The oil drilling rig, shown here in Port Angeles, Wash., that Royal Dutch Shell will use to drill two exploratory wells in the Arctic Ocean off Alaska's northwest coast. The federal government on Monday gave Royal Dutch Shell the final permit it needs to go ahead with the plan. (Daniella Beccaria/seattlepi.com/AP)

The U.S. government on Monday gave Royal Dutch Shell the final permit it needs to drill for oil in the Arctic Ocean off Alaska's northwest coast for the first time in more than two decades.

The Bureau of Safety and Environmental Enforcement announced that it approved the permit to drill below the ocean floor after the oil giant brought in a required piece of equipment to stop a possible well blowout.
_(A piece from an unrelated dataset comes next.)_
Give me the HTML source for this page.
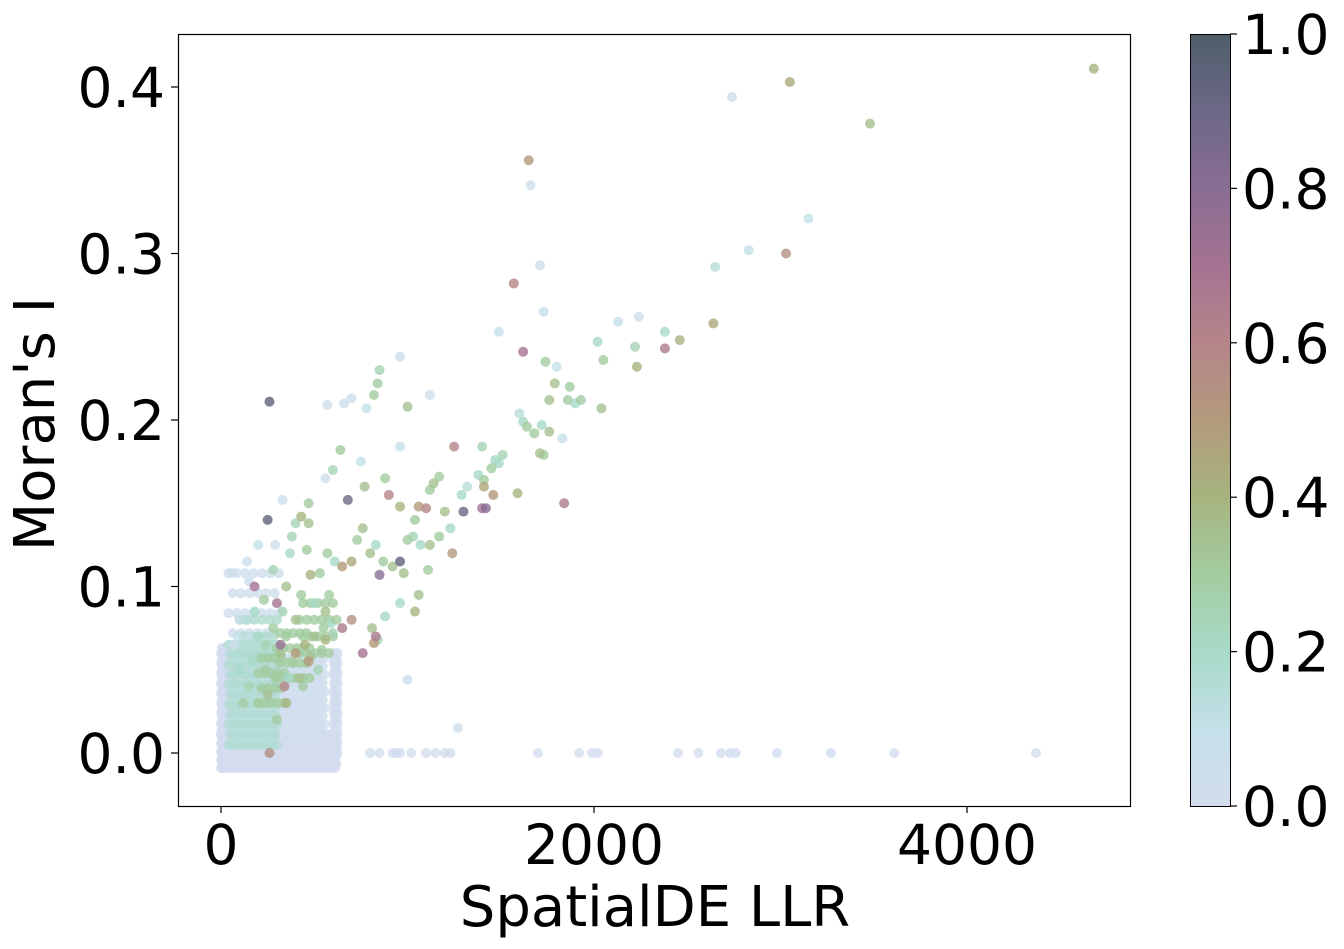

The agency previously allowed Shell to begin drilling only the top sections of two wells in the Chukchi Sea because the key equipment, called a capping stack, was stuck on a vessel that needed repair in Portland, Ore.

Since the vessel arrived last week, Shell is free to drill into oil-bearing rock, estimated at 2,400 metres below the ocean floor, for the first time since its last exploratory well was drilled in 1991.

"Activities conducted offshore Alaska are being held to the highest safety, environmental protection, and emergency response standards," agency Director Brian Salerno said in a statement Monday. "We will continue to monitor their work around the clock to ensure the utmost safety and environmental stewardship."

Environmental groups oppose Arctic offshore drilling, saying industrial activity will harm polar bears, Pacific walrus, ice seals and threatened whales already vulnerable from climate warming and shrinking summer sea ice. They say oil companies have not demonstrated that they can clean up a spill in water choked by ice.

"It sends a terrible signal to the rest of the world for the United States to be using public resources to promote that development," said Niel Lawrence of the Natural Resources Defence Council. "We have to make clear to the rest of the world that we are all in on a clean energy future. And we've got to stop giving the rest of the world license to go exploring by permitting Shell to do it."

The U.S. Geological Survey estimates that U.S. Arctic waters hold 26 billion barrels of recoverable oil, and Shell is eager to explore in a basin that company officials say could be a "game changer" for domestic production.

Government requires capping stack

Shell bid $2.1 billion US on Chukchi Sea leases in 2008 and has spent upward of $7 billion on exploration there and in the Beaufort Sea off Alaska's north coast.

Shell hopes to drill two exploration wells during the short 2015 open-water season. It has until late September, when all work must stop. It has two drill vessels and about 28 support vessels in the Chukchi Sea.

The permit to drill deep into the ocean hinged on the arrival of a capping stack, which is a roughly 10-metre device that can be lowered over a wellhead to act like a spigot to stop a blowout. The government requires Shell to have the device ready to use within 24 hours of a blowout.

The capping stack sits on a 115-metre icebreaker that suffered hull damage July 3 as it left Dutch Harbor, a port in the Aleutian Islands. The vessel named the Fennica was repaired in Portland, Ore., and briefly delayed from leaving July 30 by Greenpeace protesters in climbing gear hanging from a bridge over the Willamette River.

The Fennica reached the drill site 70 miles off Alaska's northwest coast Aug. 11. 

When asked whether the administration was sending contradictory messages, White House spokesman Frank Benenati said the administration has invested heavily in renewable energy so that the U.S. can transition off fossil fuels.

"But it's also true that we cannot make that transition overnight, which is why we have taken steps to ensure safe and responsible development of our domestic energy resources that benefits our economy and enhances global energy security, with safety remaining paramount," Benenati said.

U.S. President Barack Obama will go to Alaska at the end of the month to stress the dangers of climate change. He says Alaskans are on the front lines of the problem.